Arup K. Chatterjee, Associate Professor, Jindal Global Law School, O.P. Jindal Global University, Sonipat, Haryana, India.

Summary

Katchatheevu is a 285-acre uninhabited Indian Ocean territory. The island is known for Antony’s Church which Lankan and Indian pilgrims visit annually. It was built in 1905 by Ramnad merchant Seenikuppan Padayachi, intended as a halfway ground for Indo-Lankan fishers for drying nets or asylums during tempests. The island was ceded by the Indira Gandhi government to the Sirimavo Bandaranaike Lankan administration in 1974. The notion of Katchatheevu’s so-called “callous” handover is full of sound and fury signifying nothing, except the egregious inattention to the historical and geostrategic contexts surrounding it.
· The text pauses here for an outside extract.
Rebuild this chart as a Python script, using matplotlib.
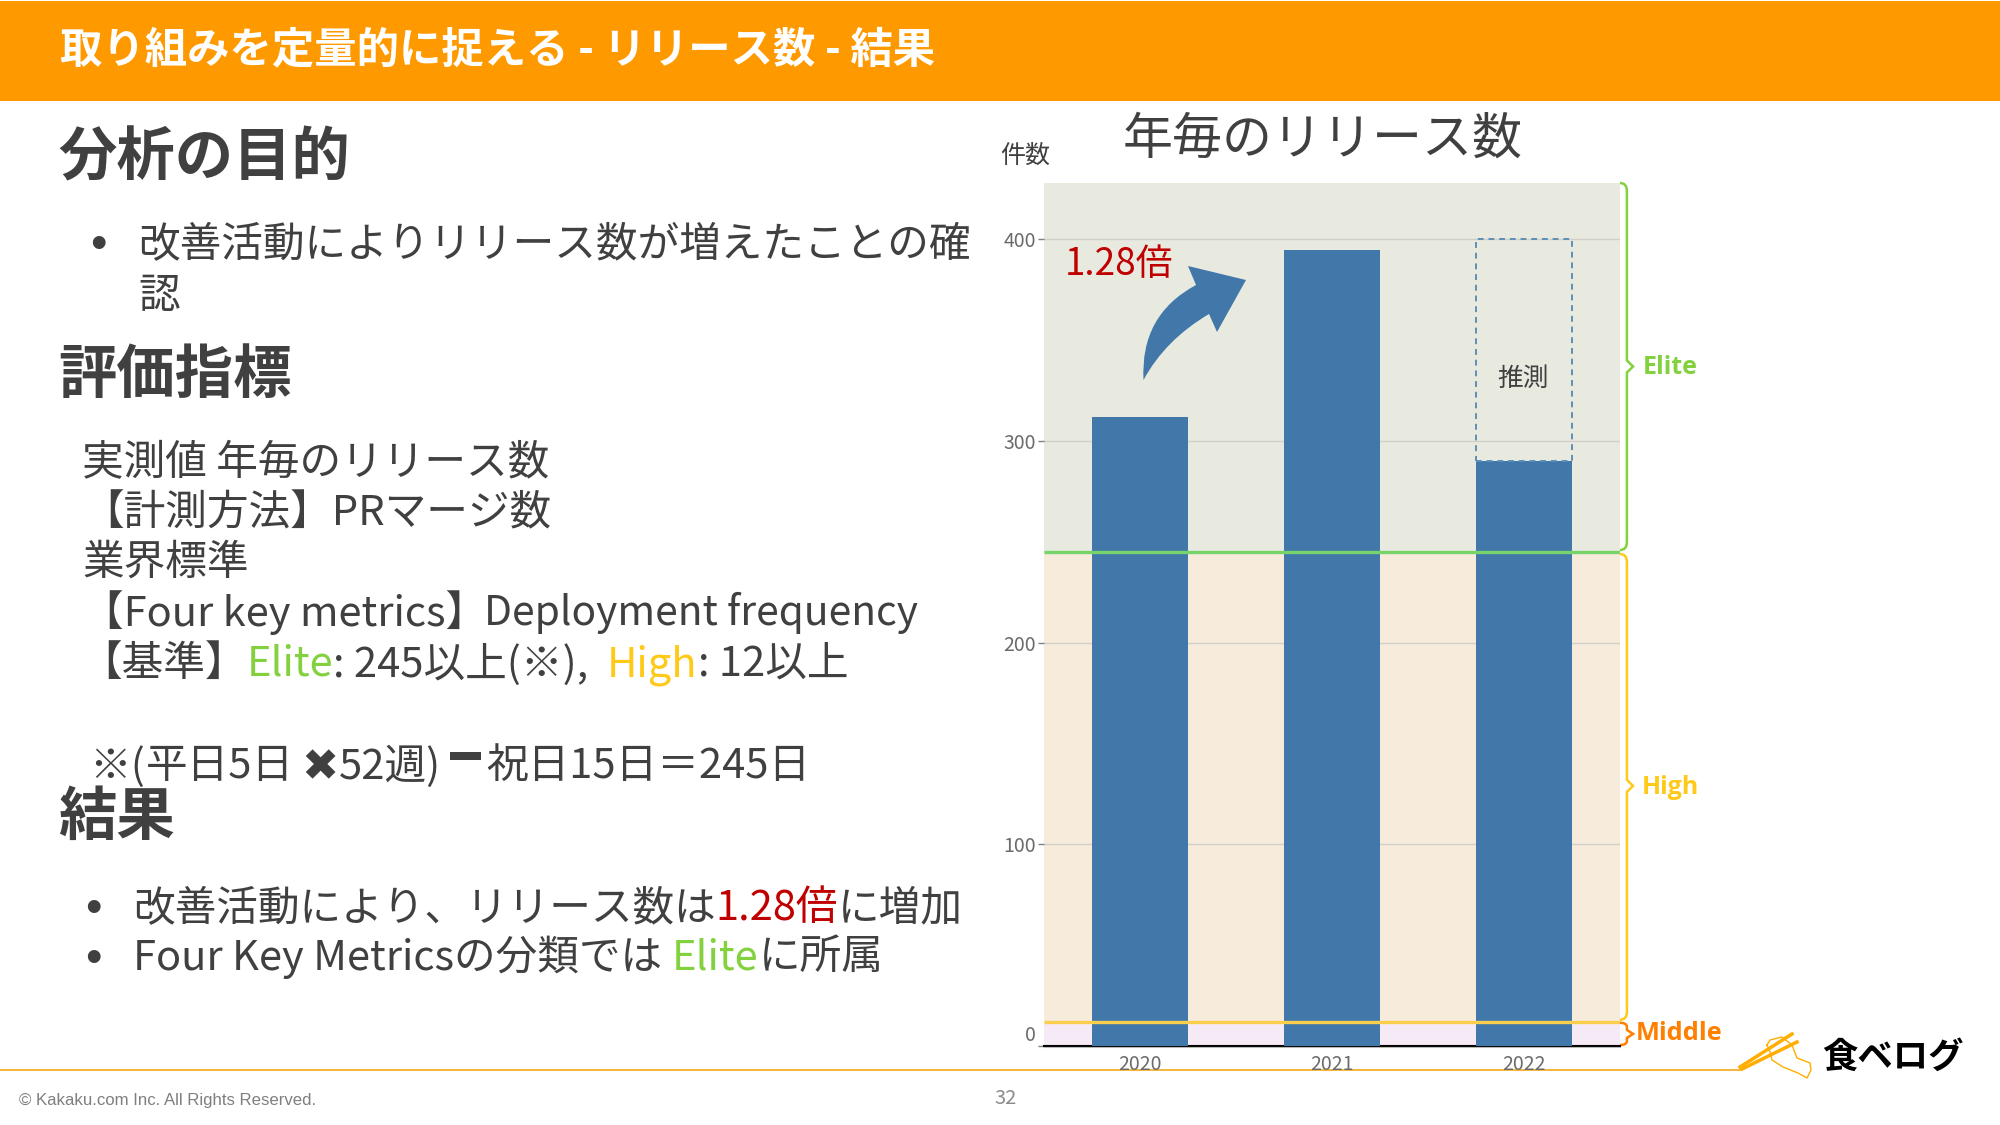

Katchatheevu is an unofficial battlefield between Indian Tamil fishers and a Sinhala-dominated Lankan navy. This is owing to complex factors like excessive trawling in the Sethusamudram region, contested legacies of the Lankan civil war, and the bilateral irresolution of the Tamil question. At least three important factors are ignored when public imagination scapegoats the transactors of the Indo-Lankan agreements of 1974 and ’76 that were meant to secure the division of the maritime boundaries in the Palk Bay and Gulf of Mannar.